### INFORMATION PROVIDED:
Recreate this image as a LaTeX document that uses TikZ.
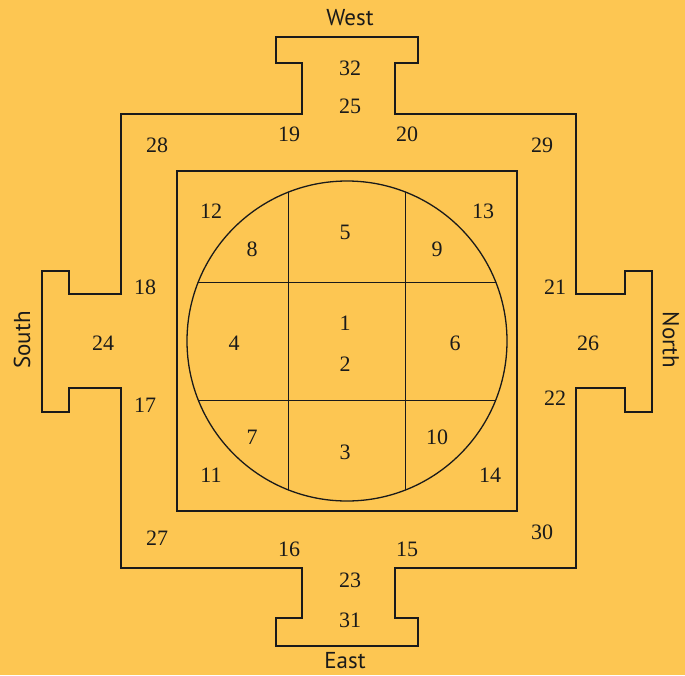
\documentclass[tikz,border=0pt]{standalone}
\usepackage{fontspec}
\setmainfont{Liberation Serif}
\newfontfamily\dirfont{PT Sans}
\usepackage{xcolor}
\usepackage{tikz}
\usetikzlibrary{positioning}
\definecolor{mBack}{HTML}{FDC652}
\definecolor{mInk}{HTML}{1A1A1A}

\begin{document}
\begin{tikzpicture}[x=1pt, y=-1pt, line width=1.3pt, line join=miter,
    num/.style={font=\fontsize{22}{25}\selectfont, text=mInk, inner sep=0pt},
    dir/.style={font=\dirfont\fontsize{23}{26}\selectfont, text=mInk, inner sep=0pt}]
      \useasboundingbox (0,0) rectangle (685,675);
      \fill[mBack] (0,0) rectangle (685,675);
      % outer wall with four gates
      \draw[mInk] (121,114) -- (302,114) -- (302,63) -- (276,63) -- (276,37)
        -- (418,37) -- (418,63) -- (395,63) -- (395,114) -- (576,114)
        -- (576,294) -- (625,294) -- (625,271) -- (652,271) -- (652,412)
        -- (625,412) -- (625,388) -- (576,388) -- (576,568) -- (395,568)
        -- (395,618) -- (418,618) -- (418,646) -- (276,646) -- (276,618)
        -- (302,618) -- (302,568) -- (121,568) -- (121,388) -- (69,388)
        -- (69,412) -- (42,412) -- (42,271) -- (69,271) -- (69,294)
        -- (121,294) -- cycle;
      % inner square and circle
      \draw[mInk] (177,171) rectangle (517,511);
      \draw[mInk] (347,341) circle (160);
      \begin{scope}
        \clip (347,341) circle (160);
        \foreach \x in {288.5, 405.5}
          \draw[mInk] (\x,170) -- (\x,512);
        \foreach \y in {282.5, 400.5}
          \draw[mInk] (176,\y) -- (518,\y);
      \end{scope}
      % numbers
      \foreach \x/\y/\t in {350/68/32, 350/106/25, 289/134/19, 407/134/20,
          157/145/28, 542/145/29, 211/211/12, 483/211/13, 345/232/5,
          252/249/8, 437/249/9, 145/287/18, 555/287/21, 345/323/1,
          234/343/4, 455/343/6, 103/343/24, 588/343/26, 345/364/2,
          145/405/17, 555/398/22, 252/437/7, 437/437/10, 345/452/3,
          211/475/11, 490/475/14, 157/538/27, 542/532/30, 289/549/16,
          407/549/15, 350/580/23, 350/620/31} {
        \node[num] (n\t) at (\x,\y) {\t};
      }
      % directions
      \node[dir] (west) at (350,18) {West};
      \node[dir] (east) at (345,661) {East};
      \node[dir, rotate=90] (south) at (22,340) {South};
      \node[dir, rotate=-90] (north) at (671,340) {North};
    \end{tikzpicture}
\end{document}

### WHAT YOU WILL DO:
Print the complete listing exactly as it stands, without its pictures.

### ANSWER:
Recreate this image as a LaTeX document that uses TikZ.
\documentclass[tikz,border=0pt]{standalone}
\usepackage{fontspec}
\setmainfont{Liberation Serif}
\newfontfamily\dirfont{PT Sans}
\usepackage{xcolor}
\usepackage{tikz}
\usetikzlibrary{positioning}
\definecolor{mBack}{HTML}{FDC652}
\definecolor{mInk}{HTML}{1A1A1A}

\begin{document}
\begin{tikzpicture}[x=1pt, y=-1pt, line width=1.3pt, line join=miter,
    num/.style={font=\fontsize{22}{25}\selectfont, text=mInk, inner sep=0pt},
    dir/.style={font=\dirfont\fontsize{23}{26}\selectfont, text=mInk, inner sep=0pt}]
      \useasboundingbox (0,0) rectangle (685,675);
      \fill[mBack] (0,0) rectangle (685,675);
      % outer wall with four gates
      \draw[mInk] (121,114) -- (302,114) -- (302,63) -- (276,63) -- (276,37)
        -- (418,37) -- (418,63) -- (395,63) -- (395,114) -- (576,114)
        -- (576,294) -- (625,294) -- (625,271) -- (652,271) -- (652,412)
        -- (625,412) -- (625,388) -- (576,388) -- (576,568) -- (395,568)
        -- (395,618) -- (418,618) -- (418,646) -- (276,646) -- (276,618)
        -- (302,618) -- (302,568) -- (121,568) -- (121,388) -- (69,388)
        -- (69,412) -- (42,412) -- (42,271) -- (69,271) -- (69,294)
        -- (121,294) -- cycle;
      % inner square and circle
      \draw[mInk] (177,171) rectangle (517,511);
      \draw[mInk] (347,341) circle (160);
      \begin{scope}
        \clip (347,341) circle (160);
        \foreach \x in {288.5, 405.5}
          \draw[mInk] (\x,170) -- (\x,512);
        \foreach \y in {282.5, 400.5}
          \draw[mInk] (176,\y) -- (518,\y);
      \end{scope}
      % numbers
      \foreach \x/\y/\t in {350/68/32, 350/106/25, 289/134/19, 407/134/20,
          157/145/28, 542/145/29, 211/211/12, 483/211/13, 345/232/5,
          252/249/8, 437/249/9, 145/287/18, 555/287/21, 345/323/1,
          234/343/4, 455/343/6, 103/343/24, 588/343/26, 345/364/2,
          145/405/17, 555/398/22, 252/437/7, 437/437/10, 345/452/3,
          211/475/11, 490/475/14, 157/538/27, 542/532/30, 289/549/16,
          407/549/15, 350/580/23, 350/620/31} {
        \node[num] (n\t) at (\x,\y) {\t};
      }
      % directions
      \node[dir] (west) at (350,18) {West};
      \node[dir] (east) at (345,661) {East};
      \node[dir, rotate=90] (south) at (22,340) {South};
      \node[dir, rotate=-90] (north) at (671,340) {North};
    \end{tikzpicture}
\end{document}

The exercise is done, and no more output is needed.